Stored data.

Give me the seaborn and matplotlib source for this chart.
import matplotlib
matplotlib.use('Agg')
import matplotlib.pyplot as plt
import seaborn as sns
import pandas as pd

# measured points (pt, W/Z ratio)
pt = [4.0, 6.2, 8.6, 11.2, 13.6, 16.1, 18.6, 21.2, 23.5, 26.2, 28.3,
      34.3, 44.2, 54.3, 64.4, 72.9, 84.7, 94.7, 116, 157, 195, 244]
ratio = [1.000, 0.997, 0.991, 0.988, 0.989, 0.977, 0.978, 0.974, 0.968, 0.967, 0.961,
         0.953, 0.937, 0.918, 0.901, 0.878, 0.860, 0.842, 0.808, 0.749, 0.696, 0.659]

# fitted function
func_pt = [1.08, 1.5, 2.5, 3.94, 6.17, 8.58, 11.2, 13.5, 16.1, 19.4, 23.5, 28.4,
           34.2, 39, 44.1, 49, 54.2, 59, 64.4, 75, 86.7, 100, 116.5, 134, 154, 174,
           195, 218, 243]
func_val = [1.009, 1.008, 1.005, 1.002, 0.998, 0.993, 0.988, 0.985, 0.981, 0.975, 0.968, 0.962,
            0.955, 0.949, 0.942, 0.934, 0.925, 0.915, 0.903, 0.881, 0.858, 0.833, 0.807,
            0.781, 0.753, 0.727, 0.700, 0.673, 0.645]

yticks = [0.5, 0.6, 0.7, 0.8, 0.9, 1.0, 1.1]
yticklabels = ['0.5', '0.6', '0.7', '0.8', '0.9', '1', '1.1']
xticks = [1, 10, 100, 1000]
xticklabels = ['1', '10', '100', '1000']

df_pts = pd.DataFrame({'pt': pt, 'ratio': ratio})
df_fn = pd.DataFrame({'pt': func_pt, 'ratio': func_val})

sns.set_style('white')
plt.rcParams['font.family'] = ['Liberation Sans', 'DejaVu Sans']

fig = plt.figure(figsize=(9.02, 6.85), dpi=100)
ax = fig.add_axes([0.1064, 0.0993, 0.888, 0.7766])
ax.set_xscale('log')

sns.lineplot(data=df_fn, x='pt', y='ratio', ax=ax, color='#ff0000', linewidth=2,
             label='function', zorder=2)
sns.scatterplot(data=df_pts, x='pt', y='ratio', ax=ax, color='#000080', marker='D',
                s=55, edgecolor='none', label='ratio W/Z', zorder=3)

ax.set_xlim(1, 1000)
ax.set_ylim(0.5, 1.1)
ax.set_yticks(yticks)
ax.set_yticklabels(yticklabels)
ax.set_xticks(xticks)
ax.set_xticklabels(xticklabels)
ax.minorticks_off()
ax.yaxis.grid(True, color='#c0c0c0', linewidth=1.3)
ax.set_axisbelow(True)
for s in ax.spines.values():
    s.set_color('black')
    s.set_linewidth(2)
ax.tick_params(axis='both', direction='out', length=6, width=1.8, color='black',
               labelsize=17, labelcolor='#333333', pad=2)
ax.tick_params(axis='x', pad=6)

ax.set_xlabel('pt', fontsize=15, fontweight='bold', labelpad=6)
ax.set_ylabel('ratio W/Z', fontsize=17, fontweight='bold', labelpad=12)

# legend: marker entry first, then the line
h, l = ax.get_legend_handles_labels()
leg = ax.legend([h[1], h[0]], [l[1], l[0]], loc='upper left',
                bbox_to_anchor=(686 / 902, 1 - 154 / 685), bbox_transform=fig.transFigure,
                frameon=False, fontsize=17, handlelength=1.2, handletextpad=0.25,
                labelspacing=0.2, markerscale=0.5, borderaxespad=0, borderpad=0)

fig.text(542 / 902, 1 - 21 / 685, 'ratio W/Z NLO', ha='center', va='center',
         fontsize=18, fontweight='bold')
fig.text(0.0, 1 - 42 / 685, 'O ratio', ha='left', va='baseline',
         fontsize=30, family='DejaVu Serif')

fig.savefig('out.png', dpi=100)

Goal of the exercise. Everything from the first line of the material through the line containing "xticklabels = ['1', '10', '100', '1000']" is to be printed exactly; lines after that are to be left out.

Output below.
Give me the seaborn and matplotlib source for this chart.
import matplotlib
matplotlib.use('Agg')
import matplotlib.pyplot as plt
import seaborn as sns
import pandas as pd

# measured points (pt, W/Z ratio)
pt = [4.0, 6.2, 8.6, 11.2, 13.6, 16.1, 18.6, 21.2, 23.5, 26.2, 28.3,
      34.3, 44.2, 54.3, 64.4, 72.9, 84.7, 94.7, 116, 157, 195, 244]
ratio = [1.000, 0.997, 0.991, 0.988, 0.989, 0.977, 0.978, 0.974, 0.968, 0.967, 0.961,
         0.953, 0.937, 0.918, 0.901, 0.878, 0.860, 0.842, 0.808, 0.749, 0.696, 0.659]

# fitted function
func_pt = [1.08, 1.5, 2.5, 3.94, 6.17, 8.58, 11.2, 13.5, 16.1, 19.4, 23.5, 28.4,
           34.2, 39, 44.1, 49, 54.2, 59, 64.4, 75, 86.7, 100, 116.5, 134, 154, 174,
           195, 218, 243]
func_val = [1.009, 1.008, 1.005, 1.002, 0.998, 0.993, 0.988, 0.985, 0.981, 0.975, 0.968, 0.962,
            0.955, 0.949, 0.942, 0.934, 0.925, 0.915, 0.903, 0.881, 0.858, 0.833, 0.807,
            0.781, 0.753, 0.727, 0.700, 0.673, 0.645]

yticks = [0.5, 0.6, 0.7, 0.8, 0.9, 1.0, 1.1]
yticklabels = ['0.5', '0.6', '0.7', '0.8', '0.9', '1', '1.1']
xticks = [1, 10, 100, 1000]
xticklabels = ['1', '10', '100', '1000']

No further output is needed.